In Brother Bear 2, Kenai and Koda awaken from hibernation to find that spring has arrived. Even with snow on the ground and the trees still bare, love is decidedly in the air. Kenai and Koda scoff at the notion of romance, but an old bear (Tug, who they were laughing at because a female bear that he likes was calling over for him to come to her) cautions them (Kenai in particular) that "You can't run from love. It has a way of tracking you down." Kenai laughs, but later has a dream about Nita, a girl he used to know when he was young and a human.
Meanwhile, in her own village, Nita is preparing for her wedding to a man named Atka. Surprisingly, when the big moment arrives, it is revealed that Nita cannot marry Atka. The reason for this is that when they were children, Kenai gave Nita an amulet as a gift. What neither Kenai nor Nita realized was that the amulet bound them as one. The only way for Nita to marry Atka now is to go with Kenai to Hokani Falls, where he first gave her the amulet, and burn it.
Nita finds Kenai and manages to convince him to help her. Initially, Koda gets along with her better than Kenai, relating a number of embarrassing stories about Kenai's early blunders; despite this, during the course of their three-day journey, their old friendship sprouts anew and flourishes- with the ultimate result that Koda feels left out. After Kenai and Nita burn the amulet (despite their feelings for each other) and Nita returns to her village, Koda decides that Kenai's happiness is more important to him than having a brother. To that end, he asks his mom to tell the spirits to turn Kenai back into a man so he can be with Nita. Then he goes into the village to inform Nita of this and is subsequently attacked by the villagers, prompting Kenai to come rescue him.
When the spirits show up, Koda explains that he asked them to change Kenai back. Kenai decides, however, that he cannot do that. Surprisingly, Nita decides that as long as the spirits are there, they can turn her into a bear. This they do, and shortly thereafter Kenai and Nita are married and Atka gets banished by the village. This, in return, gives Koda a new mother figure.
Koda is a meetable character in the Disney theme parks. Sometimes, he can be found for meet and greets in Storytellers' Cafe during breakfast time.
- "Rest? We've been hibernatin' for six months!

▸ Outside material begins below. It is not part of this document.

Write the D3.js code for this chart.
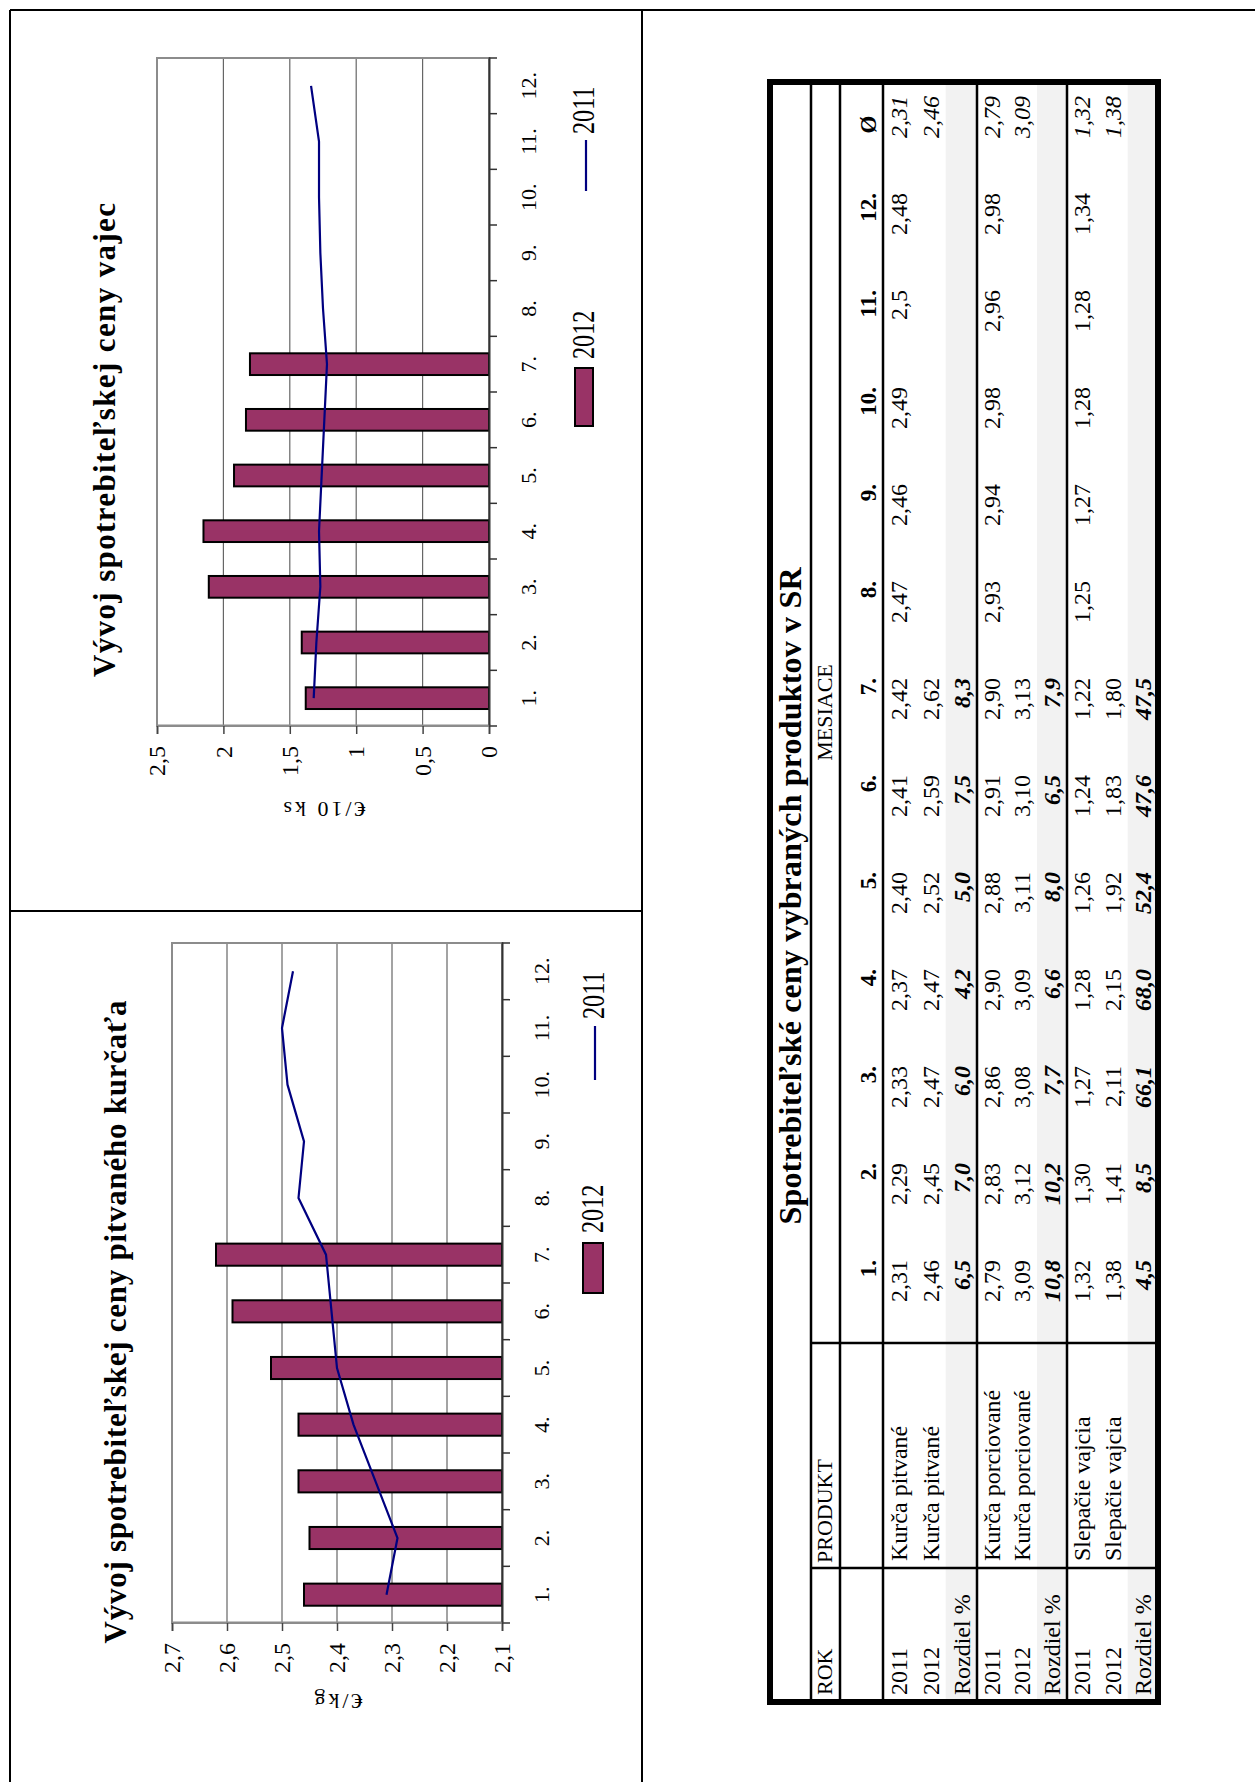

Who needs rest?"
- "It was probably the fifth or sixth... most coldest day in my entire life."
- Koda's personality, cub-like nature and ability to highly annoy Kenai while still maintaining both of their affections for each other is a lot like Ujurak in The Quest Begins from Erin Hunter's novel series Seekers.
- Originally, Koda was going to be an adult bear named Grizz who would serve as an older brother figure to Kenai, who teaches him the concept of brotherhood, and was going to be voiced by the late Michael Clark Duncan, who ironically voiced Tug in the final film. However, this did not work out so well, and as a result, the character was changed into a young bear cub like what viewers see in the film. Another reason why his age was lowered in the first place was so that the writers would find it better to make Kenai the more responsible older bear brother instead of the bratty younger bear brother.
- In the original film, he is four years old, and in the sequel, he is eight.